Groß eingestiegen in das Geschäft mit Elektrofahrzeugen ist die Mercedes-Benz-Niederlassung in Berlin. Der Handwerksbetrieb wurde von der Innung des Kfz-Gewerbes Berlin als bundesweit erster „Fachbetrieb für Hochvoltfahrzeuge und Brennstoffzellentechnik“ zertifiziert. Walter Müller, Direktor der Niederlassung, sagt nicht ohne Stolz: „Wir stellen uns damit an die Spitze einer Entwicklung in unserer Branche.“ 15 zusätzliche Arbeitsplätze sind entstanden, besetzt mit speziell ausgebildeten Hochvolt-Elektrofachkräften und Druckgaskesselspezialisten. Alle technischen Azubis werden ab sofort in den neuen Technologien geschult. Zahlreiche Spezialwerkzeuge mussten angeschafft werden, sogar ein antistatischer Fußboden wurde in der
E-Mobility-Werkstatt verlegt.

Niederlassungs-Direktor Müller ist sicher, dass die Investitionen sich lohnen werden. Denn schon jetzt wartet die Berliner Niederlassung 240 Elektro- und Brennstoffzellenfahrzeuge von Mercedes-Benz und Smart, die im Großraum Berlin unterwegs sind.

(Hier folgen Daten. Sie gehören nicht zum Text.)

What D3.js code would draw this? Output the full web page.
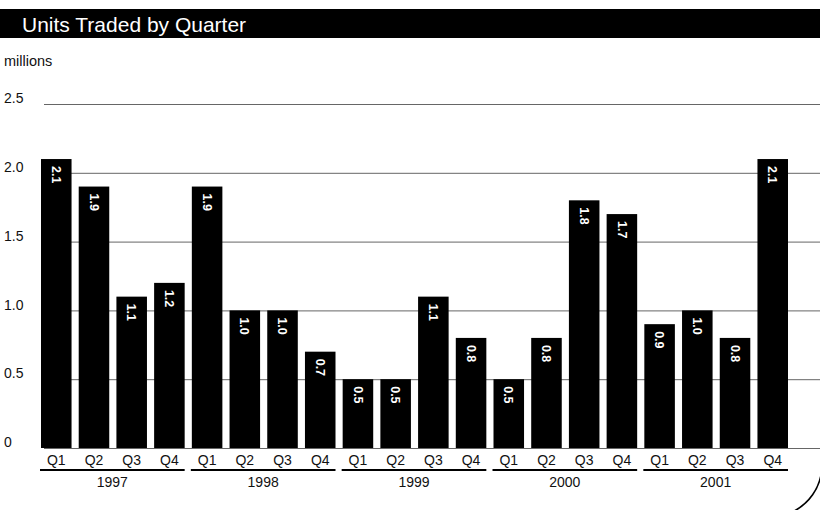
<!DOCTYPE html>
<html>
<head>
<meta charset="utf-8">
<script src="https://cdn.jsdelivr.net/npm/d3@7/dist/d3.min.js"></script>
<style>
  html, body { margin: 0; padding: 0; background: #fff; }
  svg { display: block; font-family: "Liberation Sans", Arial, Helvetica, sans-serif; }
</style>
</head>
<body>
<svg id="chart" width="820" height="510"></svg>
<script>
// Units traded per quarter, in millions
const years = ["1997", "1998", "1999", "2000", "2001"];
const quarters = ["Q1", "Q2", "Q3", "Q4"];
const values = [
  2.1, 1.9, 1.1, 1.2,   // 1997
  1.9, 1.0, 1.0, 0.7,   // 1998
  0.5, 0.5, 1.1, 0.8,   // 1999
  0.5, 0.8, 1.8, 1.7,   // 2000
  0.9, 1.0, 0.8, 2.1    // 2001
];
const yTicks = [0, 0.5, 1.0, 1.5, 2.0, 2.5];
const yTickLabels = ["0", "0.5", "1.0", "1.5", "2.0", "2.5"];

const rows = values.map((v, i) => ({
  i,
  year: years[Math.floor(i / quarters.length)],
  quarter: quarters[i % quarters.length],
  value: v
}));

const W = 820, H = 510;
const svg = d3.select("#chart");

// Header band
svg.append("rect").attr("x", 0).attr("y", 9).attr("width", W).attr("height", 29).attr("fill", "#000");
svg.append("text")
  .attr("x", 22).attr("y", 32)
  .attr("fill", "#fff")
  .attr("font-size", 21)
  .text("Units Traded by Quarter");

svg.append("text")
  .attr("x", 4).attr("y", 66)
  .attr("font-size", 14.5)
  .attr("fill", "#111")
  .text("millions");

// Scales
const x = d3.scaleBand()
  .domain(rows.map(d => d.i))
  .range([41, 788])
  .paddingInner(0.19)
  .paddingOuter(0);

const y = d3.scaleLinear().domain([0, 2.5]).range([448, 104]);

// Gridlines and value labels
const gridLeft = 44;
const yAxis = d3.axisRight(y)
  .tickValues(yTicks)
  .tickFormat((d, i) => yTickLabels[i])
  .tickSize(W - gridLeft);

const gy = svg.append("g")
  .attr("transform", `translate(${gridLeft},0)`)
  .call(yAxis);
gy.select(".domain").remove();
gy.selectAll(".tick line")
  .attr("stroke", "#555")
  .attr("stroke-width", 0.9);
gy.selectAll(".tick text")
  .attr("x", 4 - gridLeft)
  .attr("dy", "-0.1em")
  .attr("text-anchor", "start")
  .attr("font-size", 14)
  .attr("fill", "#111");

// Bars
svg.append("g")
  .selectAll("rect")
  .data(rows)
  .join("rect")
  .attr("x", d => x(d.i))
  .attr("y", d => y(d.value))
  .attr("width", x.bandwidth())
  .attr("height", d => y(0) - y(d.value))
  .attr("fill", "#000");

// Rotated value labels inside the bars
svg.append("g")
  .selectAll("text")
  .data(rows)
  .join("text")
  .attr("transform", d => `translate(${x(d.i) + x.bandwidth() / 2},${y(d.value) + 7}) rotate(90)`)
  .attr("dy", "0.35em")
  .attr("text-anchor", "start")
  .attr("font-size", 12.5)
  .attr("font-weight", "bold")
  .attr("fill", "#fff")
  .text(d => d.value.toFixed(1));

// Quarter labels
const xAxis = d3.axisBottom(x)
  .tickSize(0)
  .tickFormat(i => rows[i].quarter);
const gx = svg.append("g")
  .attr("transform", `translate(0,${y(0)})`)
  .call(xAxis);
gx.select(".domain").remove();
gx.selectAll(".tick text")
  .attr("y", 7)
  .attr("dy", "0.71em")
  .attr("font-size", 14)
  .attr("font-family", "\"Liberation Sans\", Arial, sans-serif")
  .attr("fill", "#111");

// Year underlines and labels
const groups = years.map((yr, k) => {
  const first = k * quarters.length;
  const last = first + quarters.length - 1;
  return { yr, x0: x(first) - 1, x1: x(last) + x.bandwidth() };
});
const gYears = svg.append("g");
gYears.selectAll("line")
  .data(groups)
  .join("line")
  .attr("x1", d => d.x0).attr("x2", d => d.x1)
  .attr("y1", 470).attr("y2", 470)
  .attr("stroke", "#000")
  .attr("stroke-width", 1.8);
gYears.selectAll("text")
  .data(groups)
  .join("text")
  .attr("x", d => (d.x0 + d.x1) / 2)
  .attr("y", 487)
  .attr("text-anchor", "middle")
  .attr("font-size", 14)
  .attr("fill", "#111")
  .text(d => d.yr);

// Rounded frame corner at bottom right
const deg = Math.PI / 180;
const corner = d3.path();
corner.arc(770, 465, 52, 62 * deg, 8 * deg, true);
svg.append("path")
  .attr("d", corner.toString())
  .attr("fill", "none")
  .attr("stroke", "#000")
  .attr("stroke-width", 1.6);
</script>
</body>
</html>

Fahrzeuge sind noch zu teuer

Das Handwerk steht also in den Startlöchern, was noch fehlt, sind Elektroautos zu bezahlbaren Preisen und mit vernünftigen Reichweiten. Auf dem Genfer Autosalon hielten sich bei Elektrofahrzeugen die Premieren in Grenzen. Immerhin wurde der Opel Ampera und sein baugleicher Bruder Chevrolet Volt zum Auto des Jahres gekürt, beides sind Modelle mit einem Benzinmotor zusätzlich zum Elektroantrieb. Um mehr Anreize für den Kauf der City-Stromer zu setzen, überlegt das Finanzministerium, Elektroautos statt wie bisher fünf Jahre künftig zehn Jahre von der Kfz-Steuer zu befreien. Neben der Steuerbefreiung soll künftig auch eine geringere Dienstwagen-Steuer erhoben werden. Konkrete Kaufhilfen plant die Regierung aber weiterhin nicht. Anders in Großbritannien: Dort erhalten Käufer von Elektro-Transportern einen Förderbetrag von 20 Prozent der Kaufsumme bis maximal 8000 Pfund (rund 9500 Euro).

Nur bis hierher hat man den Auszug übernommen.